Binomial coefficients are the heart of binomial expansions. They appear in each term of the expansion and are shown in expressions like \( \binom{n}{k} \), where \( n \) is the power to which the binomial is raised, and \( k \) is the specific term's index. Calculating the binomial coefficient uses the formula \( \binom{n}{k} = \frac{n!}{k!(n-k)!} \).
This formula basically tells us how many combinations of \( k \) elements can be selected from \( n \) elements. For example, in the problem \( (3r - s)^6 \), we calculate coefficients for each term with values of \( k \) ranging from 0 to 6.

• For \( k = 0 \), the binomial coefficient \( \binom{6}{0} \) is 1, meaning there is only one way to choose 0 elements from 6.
• For \( k = 3 \), \( \binom{6}{3} \) is 20, as there are 20 ways to choose 3 elements from 6.

These coefficients tell us the weight of each term in our binomial expansion.

The Binomial Theorem is a powerful tool for expanding expressions that are raised to a power. It states that any binomial expression of the form \( (a + b)^n \) can be expanded as a sum of terms involving binomial coefficients. The theorem formula is: \[ (a + b)^n = \sum_{k=0}^{n} \binom{n}{k} a^{n-k} b^{k} \] In simple words, it tells us how to spread out the multiplication of terms in a binomial raised to a power.

For the expression \( (3r - s)^6 \), using the theorem, the terms are formulated with \( a = 3r \), \( b = -s \), and \( n = 6 \). Each term follows the pattern \( \binom{6}{k} (3r)^{6-k} (-s)^{k} \). This ensures correctly weighted contributions of the positive and negative parts of the expression.

Using this theorem significantly simplifies the process, replacing repeated multiplication with straightforward computation of binomial coefficients and powers.

Polynomial expansion refers to rewriting a polynomial expression in a more detailed form, showing each individual term separately. It's essentially breaking down the expression into a sum of multiple products.

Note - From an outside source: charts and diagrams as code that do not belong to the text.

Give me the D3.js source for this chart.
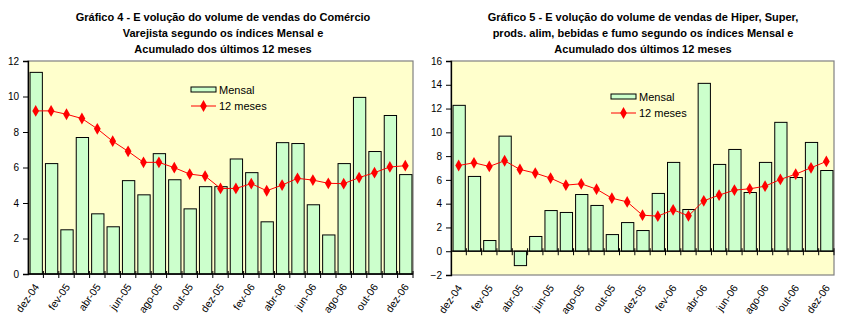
<!DOCTYPE html>
<html>
<head>
<meta charset="utf-8">
<script src="https://cdn.jsdelivr.net/npm/d3@7"></script>
<style>
body { margin:0; background:#fff; }
svg text { font-family:"Liberation Sans", Arial, sans-serif; fill:#000; }
.title { font-size:11px; font-weight:bold; }
.tick text { font-size:10px; }
.legend { font-size:11px; }
</style>
</head>
<body>
<svg width="848" height="326"></svg>
<script>
//months of the two charts
var months = ["dez-04","jan-05","fev-05","mar-05","abr-05","mai-05","jun-05","jul-05","ago-05","set-05","out-05","nov-05","dez-05",
              "jan-06","fev-06","mar-06","abr-06","mai-06","jun-06","jul-06","ago-06","set-06","out-06","nov-06","dez-06"]

//grafico 4 - comercio varejista
var mensal4 = [11.36,6.22,2.49,7.69,3.39,2.66,5.26,4.46,6.78,5.31,3.67,4.92,4.92,
               6.48,5.71,2.94,7.40,7.35,3.90,2.20,6.22,9.95,6.90,8.93,5.60]
var meses4 = [9.19,9.19,9.00,8.76,8.18,7.48,6.91,6.29,6.29,5.99,5.63,5.52,4.82,
              4.82,5.09,4.69,5.01,5.39,5.29,5.11,5.09,5.43,5.71,6.03,6.10]
var yTicks4 = [0,2,4,6,8,10,12]

//grafico 5 - hiper, super, alimentos
var mensal5 = [12.27,6.29,0.90,9.68,-1.21,1.24,3.42,3.26,4.77,3.85,1.40,2.41,1.74,
               4.86,7.47,3.51,14.12,7.30,8.56,4.94,7.47,10.84,6.20,9.15,6.79]
var meses5 = [7.21,7.44,7.13,7.61,6.88,6.57,6.15,5.56,5.67,5.22,4.46,4.15,3.03,
              2.95,3.48,2.98,4.24,4.72,5.14,5.25,5.47,6.04,6.48,7.02,7.55]
var yTicks5 = [-2,0,2,4,6,8,10,12,14,16]

var titles4 = ["Gráfico 4 - E volução do volume de vendas do Comércio",
               "Varejista segundo os índices Mensal e",
               "Acumulado dos últimos 12 meses"]
var titles5 = ["Gráfico 5  - E volução do volume de vendas de Hiper, Super,",
               "prods. alim, bebidas e fumo segundo os índices Mensal e",
               "Acumulado dos últimos 12 meses"]

var drawChart = function(box, mensal, meses, yTicks, titles, legendPos)
{
    var svg = d3.select("svg")
    var xScale = d3.scaleBand()
        .domain(months)
        .range([box.left, box.right])
        .paddingInner(0.2)
        .paddingOuter(0.1)
    var yScale = d3.scaleLinear()
        .domain([yTicks[0], yTicks[yTicks.length-1]])
        .range([box.bottom, box.top])

    //plot area
    svg.append("rect")
        .attr("x", box.left)
        .attr("y", box.top)
        .attr("width", box.right-box.left)
        .attr("height", box.bottom-box.top)
        .attr("fill", "#FFFFCC")
        .attr("stroke", "#808080")
        .attr("stroke-width", 1.2)

    //bars
    svg.append("g").selectAll("rect")
        .data(mensal)
        .enter()
        .append("rect")
        .attr("x", function(d,i){ return xScale(months[i]) + 0.5; })
        .attr("y", function(d){ return yScale(Math.max(d,0)); })
        .attr("width", xScale.bandwidth())
        .attr("height", function(d){ return Math.abs(yScale(d)-yScale(0)); })
        .attr("fill", "#CCFFCC")
        .attr("stroke", "#000")
        .attr("stroke-width", 1)

    //axes
    var yAxis = d3.axisLeft(yScale)
        .tickValues(yTicks)
        .tickSize(5)
        .tickPadding(4)
        .tickFormat(d3.format("d"))
    var gy = svg.append("g")
        .attr("transform", "translate(" + box.left + ",0)")
        .call(yAxis)
    gy.select(".domain").attr("stroke", "#000").attr("stroke-width", 1.3)

    var gx = svg.append("g")
    gx.append("line")
        .attr("x1", box.left).attr("x2", box.right)
        .attr("y1", yScale(0)).attr("y2", yScale(0))
        .attr("stroke", "#000").attr("stroke-width", 1.3)
    var bounds = months.map(function(m){ return xScale(m) - xScale.step()*xScale.paddingInner()/2; })
    bounds.push(box.right)
    gx.selectAll(".xt")
        .data(bounds.slice(1))
        .enter()
        .append("line")
        .attr("x1", function(d){ return d; }).attr("x2", function(d){ return d; })
        .attr("y1", yScale(0)-3).attr("y2", yScale(0)+4)
        .attr("stroke", "#000")

    //month labels
    svg.append("g").selectAll("text")
        .data(months.filter(function(m,i){ return i%2==0; }))
        .enter()
        .append("text")
        .attr("class", "tick")
        .style("font-size", "10.5px")
        .attr("text-anchor", "end")
        .attr("transform", function(m){
            return "translate(" + (xScale(m) + xScale.bandwidth()/2 + 4) + "," + (box.axisBottom + 13) + ") rotate(-55)";
        })
        .text(function(m){ return m; })

    //12 meses line
    var line = d3.line()
        .x(function(d,i){ return xScale(months[i]) + xScale.bandwidth()/2; })
        .y(function(d){ return yScale(d); })
    svg.append("path")
        .datum(meses)
        .attr("d", line)
        .attr("fill", "none")
        .attr("stroke", "#FF0000")
        .attr("stroke-width", 1)
    var diamond = d3.symbol().type(d3.symbolDiamond).size(40)
    svg.append("g").selectAll("path")
        .data(meses)
        .enter()
        .append("path")
        .attr("d", diamond)
        .attr("transform", function(d,i){
            return "translate(" + (xScale(months[i]) + xScale.bandwidth()/2) + "," + yScale(d) + ")";
        })
        .attr("fill", "#FF0000")

    //legend
    var lg = svg.append("g").attr("transform", "translate(" + legendPos.x + "," + legendPos.y + ")")
    lg.append("rect")
        .attr("x", 0).attr("y", 0).attr("width", 25).attr("height", 5)
        .attr("fill", "#CCFFCC").attr("stroke", "#000")
    lg.append("text").attr("class", "legend").attr("x", 28).attr("y", 7).text("Mensal")
    lg.append("line")
        .attr("x1", 0).attr("x2", 25).attr("y1", 19).attr("y2", 19)
        .attr("stroke", "#FF0000")
    lg.append("path").attr("d", diamond).attr("transform", "translate(12.5,19)").attr("fill", "#FF0000")
    lg.append("text").attr("class", "legend").attr("x", 28).attr("y", 23).text("12 meses")

    //title
    svg.append("g").selectAll("text")
        .data(titles)
        .enter()
        .append("text")
        .attr("class", "title")
        .attr("text-anchor", "middle")
        .attr("x", box.titleX)
        .attr("y", function(d,i){ return 21 + i*16; })
        .text(function(d){ return d; })
}

var initGraph = function()
{
    drawChart({left:28, right:413, top:61, bottom:274, axisBottom:274, titleX:223},
              mensal4, meses4, yTicks4, titles4, {x:191, y:87})
    drawChart({left:451, right:834, top:61, bottom:275, axisBottom:275, titleX:643},
              mensal5, meses5, yTicks5, titles5, {x:611, y:94})
}

initGraph()
</script>
</body>
</html>
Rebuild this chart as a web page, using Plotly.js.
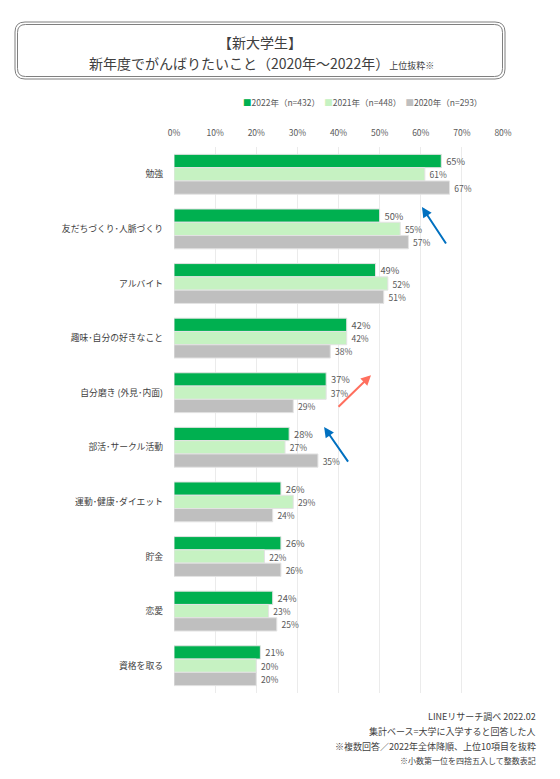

When dealing with binomial expressions like \( (3r - s)^6 \), polynomial expansion involves identifying each term using the binomial theorem and calculating their coefficients and remaining terms.

• The first term in our example is \( 729r^6 \), representing the fully expanded form of \( (3r)^6 \).
• Another term, such as \(-1458r^5s\), comes from combining the coefficient \( \binom{6}{1} = 6 \) with powers \( (3r)^5 \) and \( (-s)^1 \).
• This pattern repeats across all possible values of \( k \), from 0 to 6.

By adding all terms together, you get the complete polynomial: \[ 729r^6 - 1458r^5s + 1215r^4s^2 - 540r^3s^3 + 135r^2s^4 - 18rs^5 + s^6 \].
Each term reflects aspects of the original expression, with its components clearly displayed and calculated.